---------- Information provided ----------

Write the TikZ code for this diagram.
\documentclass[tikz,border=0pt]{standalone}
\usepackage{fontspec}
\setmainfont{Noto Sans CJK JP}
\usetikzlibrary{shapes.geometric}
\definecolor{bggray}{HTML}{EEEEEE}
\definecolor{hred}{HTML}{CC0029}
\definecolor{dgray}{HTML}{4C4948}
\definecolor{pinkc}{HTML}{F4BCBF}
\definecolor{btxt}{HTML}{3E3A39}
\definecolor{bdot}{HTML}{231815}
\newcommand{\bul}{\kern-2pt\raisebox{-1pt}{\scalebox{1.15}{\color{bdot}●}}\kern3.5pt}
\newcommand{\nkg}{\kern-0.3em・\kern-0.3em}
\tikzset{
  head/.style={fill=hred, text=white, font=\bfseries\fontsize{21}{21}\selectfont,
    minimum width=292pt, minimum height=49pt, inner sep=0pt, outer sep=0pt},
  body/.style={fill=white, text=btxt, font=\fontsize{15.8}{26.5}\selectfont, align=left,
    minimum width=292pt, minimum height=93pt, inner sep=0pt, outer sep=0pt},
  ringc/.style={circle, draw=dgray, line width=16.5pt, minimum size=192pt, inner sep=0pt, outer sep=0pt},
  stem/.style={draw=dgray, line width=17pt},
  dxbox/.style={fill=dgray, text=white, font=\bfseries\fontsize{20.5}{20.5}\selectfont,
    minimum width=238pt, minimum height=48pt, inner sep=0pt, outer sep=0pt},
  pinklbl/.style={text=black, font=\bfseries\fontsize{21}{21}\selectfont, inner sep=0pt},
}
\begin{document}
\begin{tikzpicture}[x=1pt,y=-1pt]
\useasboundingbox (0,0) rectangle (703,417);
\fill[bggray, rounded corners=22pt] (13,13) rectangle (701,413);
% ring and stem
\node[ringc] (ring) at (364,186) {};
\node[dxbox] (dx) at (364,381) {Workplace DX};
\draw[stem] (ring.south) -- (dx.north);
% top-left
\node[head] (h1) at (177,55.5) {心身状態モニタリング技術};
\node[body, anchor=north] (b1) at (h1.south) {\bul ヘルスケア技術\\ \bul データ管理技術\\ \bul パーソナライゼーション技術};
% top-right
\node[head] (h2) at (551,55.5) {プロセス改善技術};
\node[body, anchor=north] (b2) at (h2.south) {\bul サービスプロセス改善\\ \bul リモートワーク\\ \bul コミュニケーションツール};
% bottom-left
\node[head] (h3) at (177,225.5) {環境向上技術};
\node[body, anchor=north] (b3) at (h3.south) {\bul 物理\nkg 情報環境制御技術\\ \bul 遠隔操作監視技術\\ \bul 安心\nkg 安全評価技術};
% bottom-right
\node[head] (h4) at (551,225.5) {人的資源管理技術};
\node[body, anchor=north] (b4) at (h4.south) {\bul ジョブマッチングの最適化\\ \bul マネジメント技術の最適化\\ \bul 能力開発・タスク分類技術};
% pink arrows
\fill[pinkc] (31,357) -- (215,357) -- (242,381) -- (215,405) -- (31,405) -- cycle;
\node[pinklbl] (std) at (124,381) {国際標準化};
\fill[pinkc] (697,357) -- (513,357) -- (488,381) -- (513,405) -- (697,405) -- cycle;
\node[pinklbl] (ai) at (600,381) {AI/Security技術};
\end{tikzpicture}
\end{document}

----------

Problem requirements
Transcribe the material exactly as it reads.

Result
Write the TikZ code for this diagram.
\documentclass[tikz,border=0pt]{standalone}
\usepackage{fontspec}
\setmainfont{Noto Sans CJK JP}
\usetikzlibrary{shapes.geometric}
\definecolor{bggray}{HTML}{EEEEEE}
\definecolor{hred}{HTML}{CC0029}
\definecolor{dgray}{HTML}{4C4948}
\definecolor{pinkc}{HTML}{F4BCBF}
\definecolor{btxt}{HTML}{3E3A39}
\definecolor{bdot}{HTML}{231815}
\newcommand{\bul}{\kern-2pt\raisebox{-1pt}{\scalebox{1.15}{\color{bdot}●}}\kern3.5pt}
\newcommand{\nkg}{\kern-0.3em・\kern-0.3em}
\tikzset{
  head/.style={fill=hred, text=white, font=\bfseries\fontsize{21}{21}\selectfont,
    minimum width=292pt, minimum height=49pt, inner sep=0pt, outer sep=0pt},
  body/.style={fill=white, text=btxt, font=\fontsize{15.8}{26.5}\selectfont, align=left,
    minimum width=292pt, minimum height=93pt, inner sep=0pt, outer sep=0pt},
  ringc/.style={circle, draw=dgray, line width=16.5pt, minimum size=192pt, inner sep=0pt, outer sep=0pt},
  stem/.style={draw=dgray, line width=17pt},
  dxbox/.style={fill=dgray, text=white, font=\bfseries\fontsize{20.5}{20.5}\selectfont,
    minimum width=238pt, minimum height=48pt, inner sep=0pt, outer sep=0pt},
  pinklbl/.style={text=black, font=\bfseries\fontsize{21}{21}\selectfont, inner sep=0pt},
}
\begin{document}
\begin{tikzpicture}[x=1pt,y=-1pt]
\useasboundingbox (0,0) rectangle (703,417);
\fill[bggray, rounded corners=22pt] (13,13) rectangle (701,413);
% ring and stem
\node[ringc] (ring) at (364,186) {};
\node[dxbox] (dx) at (364,381) {Workplace DX};
\draw[stem] (ring.south) -- (dx.north);
% top-left
\node[head] (h1) at (177,55.5) {心身状態モニタリング技術};
\node[body, anchor=north] (b1) at (h1.south) {\bul ヘルスケア技術\\ \bul データ管理技術\\ \bul パーソナライゼーション技術};
% top-right
\node[head] (h2) at (551,55.5) {プロセス改善技術};
\node[body, anchor=north] (b2) at (h2.south) {\bul サービスプロセス改善\\ \bul リモートワーク\\ \bul コミュニケーションツール};
% bottom-left
\node[head] (h3) at (177,225.5) {環境向上技術};
\node[body, anchor=north] (b3) at (h3.south) {\bul 物理\nkg 情報環境制御技術\\ \bul 遠隔操作監視技術\\ \bul 安心\nkg 安全評価技術};
% bottom-right
\node[head] (h4) at (551,225.5) {人的資源管理技術};
\node[body, anchor=north] (b4) at (h4.south) {\bul ジョブマッチングの最適化\\ \bul マネジメント技術の最適化\\ \bul 能力開発・タスク分類技術};
% pink arrows
\fill[pinkc] (31,357) -- (215,357) -- (242,381) -- (215,405) -- (31,405) -- cycle;
\node[pinklbl] (std) at (124,381) {国際標準化};
\fill[pinkc] (697,357) -- (513,357) -- (488,381) -- (513,405) -- (697,405) -- cycle;
\node[pinklbl] (ai) at (600,381) {AI/Security技術};
\end{tikzpicture}
\end{document}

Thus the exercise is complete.